Data migrations are an inevitable part of IT. Systems come and go. Vendors come and go. But the data remains. Data persists whether or not it’s still in use. Depending on the type of data, there’s a really good chance the data is “cold” data – data that hasn’t been accessed in quite a while. Depending on your industry, you might even have regulations that prevent you from deleting data before a set number of years, if ever.
There’s also an interesting phenomenon occurring in parallel where the amount of data created is occurring at an ever-increasing rate and from more devices. These two forces, increased data retention, and increased rate of data creation, mean there’s more data being stored which puts pressure on storage admins to meet mission needs related to availability, integrity, and accessibility of data. This often leads to purchasing more storage, often from different vendors which in turn leads to migrations.

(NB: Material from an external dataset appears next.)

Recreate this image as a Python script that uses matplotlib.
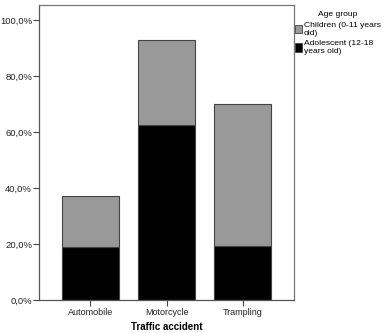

We have a number of ways to migrate data from a previous system to a new one. Some people run rsync on Linux boxes, Robocopy on windows, or maybe even an elaborate set of scripts developed in-house. Each method has its advantages and drawbacks.
The drawbacks are probably well known for those of us who’ve been around the block once or twice. Transmission retries could be spotty. Maybe the logging isn’t great. Probably the one that stings the most is not being able to reliably answer the question, “How long will it take?” At best, you may get an estimate, but the accuracy of that estimate will vary based on the tool used. Another question that traditional tools fail at answering is, “How much will this cost us?” Project performance is often measured by being on-time and on-budget. Without the ability to definitively answer such questions, the effectiveness of a project can’t easily be quantified. Successful IT teams produce metrics that can make it easier for the business side to understand IT value.
The Komprise Advantage
Komprise is a data management platform that provides data analytics, data archiving/tiering, and data replication/data tiering. Komprise also provides for data migration, which is copying data from source to destination. Komprise can do this on-prem or in the cloud. The on-prem version works to move file data between all the major vendors. Traditional filesystem types such as NFS and SMB are supported, as is object storage. What this means in a real-world example is you can use Komprise to move your files from a NetApp array to say, an Isilon system. Why would you want to do that? Maybe the NetApp array is getting long in the tooth. Or maybe because NetApp supports multiple storage types you decide to reconfigure the NFS mounts as block storage. There are many triggers to data movement, but when it happens, you want it to happen as fast as possible, with as little user disruption as possible, and with a high level of observability.
Komprise provides several additional enhancements to the migration process via its scalable architecture. The ability to add additional observers provides flexibility in terms of capacity to improve migration performance. This is somewhat unique in the industry as these are software additions instead of more physical boxes. Komprise refers to their parallel migration capability as elastic data migration architecture. They have benchmarks that claim up to a 27x faster copy time than rsync or robocopy.
In my evaluation, I didn’t capture benchmarks, though the idea of running parallel copies has been used by others to a similar effect – the principle is sound. Another useful aspect of the solution is that it migrates data without getting in the way. No agents are required for the scans or to complete storage-related actions. Performance remains consistent because the Komprise architecture stays out of the picture. As the figure below shows, the Komprise migration interface provides all the information needed to have a true sense of what’s happening at any point during the migration. These types of stats can often be gathered using a native vendor’s replication tool, but it’s hard to get when moving between vendors. Having how many files, the number of errors, and the transfer time histories are all empowering metrics.
Similarly, the ability to see how much cost is associated with the storage and the savings that come with moving data between locations or platforms. The recommendations for moving data are given in plain language and explain the amount of potential savings based upon the analytics related to the amount of data, access dates, and cost of storage collected by Komprise. Komprise allows users to provide their actual costs which makes the data extremely valuable in that it’s actionable.
Storage and system admins have a challenging role and anything that can make that job easier should be applauded. While vendors do a good job of providing tools that add value, the additional value is realized when staying within their ecosystem. Real enterprises are rarely homogenous places standardized on a single platform. Real enterprises need tools that can build bridges between multiple systems and provide visibility into what’s happening. A bonus is the ability to leverage data about the environment while providing recommendations. Third-party tools exist to fill holes in capabilities or to go places that vendor-proprietary solutions can’t. Komprise does pretty much everything you’d expect of a top-notch third-party tool.